Aim ▸
Repeat the data word for word. Do not include the pictures.

==== Data excerpt

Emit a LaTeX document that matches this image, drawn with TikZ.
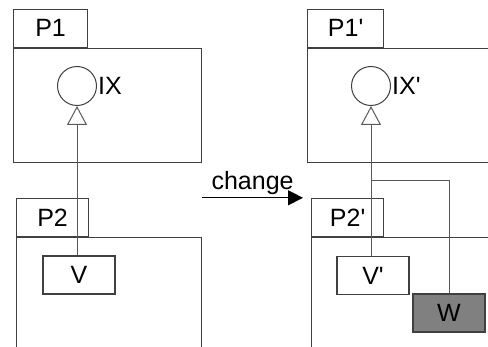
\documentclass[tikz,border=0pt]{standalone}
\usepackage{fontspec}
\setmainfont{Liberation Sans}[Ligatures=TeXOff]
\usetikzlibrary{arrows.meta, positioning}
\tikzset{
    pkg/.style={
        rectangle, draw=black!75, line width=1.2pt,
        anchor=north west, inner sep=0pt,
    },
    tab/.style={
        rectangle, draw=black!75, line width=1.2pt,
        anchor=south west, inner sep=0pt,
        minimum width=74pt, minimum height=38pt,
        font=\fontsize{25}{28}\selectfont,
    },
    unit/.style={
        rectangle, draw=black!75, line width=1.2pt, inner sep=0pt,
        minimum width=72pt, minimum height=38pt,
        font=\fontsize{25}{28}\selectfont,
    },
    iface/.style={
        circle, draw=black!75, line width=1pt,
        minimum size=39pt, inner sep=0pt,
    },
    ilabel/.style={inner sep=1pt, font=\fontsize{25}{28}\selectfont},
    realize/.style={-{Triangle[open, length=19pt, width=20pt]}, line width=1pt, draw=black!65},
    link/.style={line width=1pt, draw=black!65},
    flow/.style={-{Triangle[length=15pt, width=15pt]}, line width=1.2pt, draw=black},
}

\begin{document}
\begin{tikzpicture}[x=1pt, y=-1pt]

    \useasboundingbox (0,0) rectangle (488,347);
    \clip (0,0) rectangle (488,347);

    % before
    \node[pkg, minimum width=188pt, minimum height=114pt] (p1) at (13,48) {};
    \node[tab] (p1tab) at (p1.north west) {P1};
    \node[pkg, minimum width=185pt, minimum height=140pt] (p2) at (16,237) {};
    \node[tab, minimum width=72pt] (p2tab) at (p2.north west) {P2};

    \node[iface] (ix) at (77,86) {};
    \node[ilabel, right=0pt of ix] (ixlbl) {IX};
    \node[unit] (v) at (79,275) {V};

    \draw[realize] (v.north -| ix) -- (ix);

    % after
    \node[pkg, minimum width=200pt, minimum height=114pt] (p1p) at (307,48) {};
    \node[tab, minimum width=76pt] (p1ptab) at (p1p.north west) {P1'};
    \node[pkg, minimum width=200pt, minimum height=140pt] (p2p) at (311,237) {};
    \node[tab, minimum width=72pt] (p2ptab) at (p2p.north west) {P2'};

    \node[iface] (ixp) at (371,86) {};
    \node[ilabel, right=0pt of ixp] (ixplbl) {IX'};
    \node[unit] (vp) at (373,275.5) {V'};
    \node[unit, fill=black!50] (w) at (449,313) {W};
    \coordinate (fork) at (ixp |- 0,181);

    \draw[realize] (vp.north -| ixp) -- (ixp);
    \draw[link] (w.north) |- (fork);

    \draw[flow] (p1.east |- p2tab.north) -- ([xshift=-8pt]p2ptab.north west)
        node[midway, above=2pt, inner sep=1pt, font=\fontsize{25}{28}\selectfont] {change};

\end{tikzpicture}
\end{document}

========

Exercise solution ▸
Emit a LaTeX document that matches this image, drawn with TikZ.
\documentclass[tikz,border=0pt]{standalone}
\usepackage{fontspec}
\setmainfont{Liberation Sans}[Ligatures=TeXOff]
\usetikzlibrary{arrows.meta, positioning}
\tikzset{
    pkg/.style={
        rectangle, draw=black!75, line width=1.2pt,
        anchor=north west, inner sep=0pt,
    },
    tab/.style={
        rectangle, draw=black!75, line width=1.2pt,
        anchor=south west, inner sep=0pt,
        minimum width=74pt, minimum height=38pt,
        font=\fontsize{25}{28}\selectfont,
    },
    unit/.style={
        rectangle, draw=black!75, line width=1.2pt, inner sep=0pt,
        minimum width=72pt, minimum height=38pt,
        font=\fontsize{25}{28}\selectfont,
    },
    iface/.style={
        circle, draw=black!75, line width=1pt,
        minimum size=39pt, inner sep=0pt,
    },
    ilabel/.style={inner sep=1pt, font=\fontsize{25}{28}\selectfont},
    realize/.style={-{Triangle[open, length=19pt, width=20pt]}, line width=1pt, draw=black!65},
    link/.style={line width=1pt, draw=black!65},
    flow/.style={-{Triangle[length=15pt, width=15pt]}, line width=1.2pt, draw=black},
}

\begin{document}
\begin{tikzpicture}[x=1pt, y=-1pt]

    \useasboundingbox (0,0) rectangle (488,347);
    \clip (0,0) rectangle (488,347);

    % before
    \node[pkg, minimum width=188pt, minimum height=114pt] (p1) at (13,48) {};
    \node[tab] (p1tab) at (p1.north west) {P1};
    \node[pkg, minimum width=185pt, minimum height=140pt] (p2) at (16,237) {};
    \node[tab, minimum width=72pt] (p2tab) at (p2.north west) {P2};

    \node[iface] (ix) at (77,86) {};
    \node[ilabel, right=0pt of ix] (ixlbl) {IX};
    \node[unit] (v) at (79,275) {V};

    \draw[realize] (v.north -| ix) -- (ix);

    % after
    \node[pkg, minimum width=200pt, minimum height=114pt] (p1p) at (307,48) {};
    \node[tab, minimum width=76pt] (p1ptab) at (p1p.north west) {P1'};
    \node[pkg, minimum width=200pt, minimum height=140pt] (p2p) at (311,237) {};
    \node[tab, minimum width=72pt] (p2ptab) at (p2p.north west) {P2'};

    \node[iface] (ixp) at (371,86) {};
    \node[ilabel, right=0pt of ixp] (ixplbl) {IX'};
    \node[unit] (vp) at (373,275.5) {V'};
    \node[unit, fill=black!50] (w) at (449,313) {W};
    \coordinate (fork) at (ixp |- 0,181);

    \draw[realize] (vp.north -| ixp) -- (ixp);
    \draw[link] (w.north) |- (fork);

    \draw[flow] (p1.east |- p2tab.north) -- ([xshift=-8pt]p2ptab.north west)
        node[midway, above=2pt, inner sep=1pt, font=\fontsize{25}{28}\selectfont] {change};

\end{tikzpicture}
\end{document}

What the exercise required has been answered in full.